La Banque centrale européenne a prolongé jeudi son cap monétaire restrictif, avançant prudemment malgré le recul de l’inflation et l’impatience grandissante de voir baisser les taux d’intérêt toujours à un niveau record.
Le taux sur les dépôts, qui fait référence, est maintenu à son plus haut historique de 4%, comme depuis octobre, a décidé l’institution à l’issue de la réunion du Conseil des gouverneurs.
Les marchés sont toujours à l’affût d’indices sur le calendrier des futurs assouplissements.
Si le scénario d’une baisse des coûts d’emprunt courant 2024 semble faire consensus parmi les gardiens de l’euro, la question est désormais de savoir quand et à quel rythme va s’enclencher ce nouveau cycle.
Le communiqué du Conseil des gouverneurs ne donne pas la moindre indication sur ce point.
Le sujet sera donc au coeur des interrogations lors de la conférence presse prévue à 14h45.
Lors de la réunion de janvier, la présidente de la BCE Christine Lagarde avait dit que la question des baisses de taux n’avait pas été abordée et qu’elle était « prématurée ».
A priori, les données sur les prix vont dans la bonne direction : la BCE a abaissé jeudi sa prévision d’inflation pour 2024 en zone euro, la voyant reculer à 2,3% sous l’effet de l’impact plus faible des prix de l’énergie. L’institution s’attend désormais à ce qu’elle atteigne son objectif de 2% en 2025.
La banque centrale veut s’assurer que cette tendance est durable.
Tournant en juin ?
Après avoir été divisée par trois entre le record de 10,6% atteint en octobre 2022 et l’automne 2023, l’inflation évolue de façon plus hésitante.
Elle a ralenti à 2,6% en février mais ce recul était un petit peu moins marqué que ce qui était anticipé.
En France, les prix sont repartis à la hausse de 0,8 % en rythme mensuel entre janvier et février.
Scrutée par les marchés financiers et la BCE, l’inflation dite sous-jacente, c’est-à-dire sans les prix très volatils de l’énergie et de l’alimentation, a ralenti en février à 3,1%, contre 3,3% en janvier.
La BCE ne veut pas relâcher l’effort et risquer de compromettre les effets de sa campagne de resserrement monétaire sans précédent menée depuis juillet 2022 pour maîtriser la flambée des prix causée par la guerre russe en Ukraine.
En augmentant les coûts d’emprunt à un rythme inédit, la demande de crédits a été freinée, affectant la consommation et l’investissement des entreprises comme des ménages.
Revers de cette politique: l’économie de la zone euro stagne depuis près d’un an et demi et des économistes jugent que l’institution pèche par excès de prudence, risquant de compromettre un rebond de l’activité.
Dans ces nouvelles projections macroéconomiques dévoilées jeudi, la BCE a ainsi abaissé sa prévision croissance du PIB pour la zone euro en 2024 à 0,6% contre 0,8% précédemment.
Salaires
Mais « l’économie de la zone euro dans son ensemble a évité la récession », remarque Mark Wall, économiste chez Deutsche Bank.
La BCE a ainsi maintenu sa prévision de croissance pour l’an prochain à 1,5% et l’a légèrement relevée pour 2026 à 1,6% (contre 1,5% auparavant).
De quoi conforter l’institution dans sa volonté de ne pas précipiter la baisse des taux.
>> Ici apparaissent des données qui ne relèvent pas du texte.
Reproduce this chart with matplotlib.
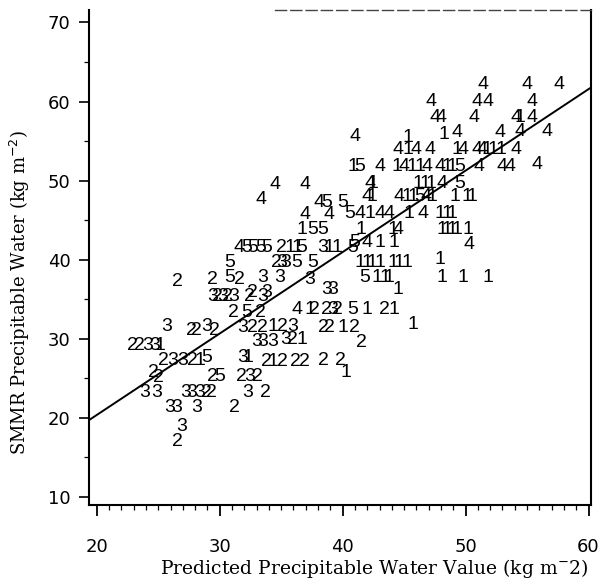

Les marchés financiers espéraient qu’un tournant interviendrait dès avril, ils misent désormais plutôt sur juin.
La banque centrale américaine, qui se réunira les 19 et 20 mars, dégainera-t-elle la première ?
Son président Jerome Powell s’est montré prudent mercredi jugeant prioritaire d’éviter un rebond de l’inflation, car la poursuite des progrès sur ce front « n’est pas assurée ».
Les inquiétudes portent principalement sur l’inflation dans les services de même que « les pressions sur les prix intérieurs » qui « restent fortes, en partie à cause de la forte croissance des salaires », comme souligné jeudi par la BCE.
Après trois ans durant lesquels les prix ont grimpé plus vite que les salaires, un rattrapage s’effectue au fil des négociations sociales dans les entreprises et branches professionnelles.
Ces revendications sont particulièrement vives en Allemagne où une nouvelle grève paralyse jeudi les transports ferroviaires et aériens. Au point d’avoir contraint certains responsables de la BCE à participer à distance à réunion de Francfort.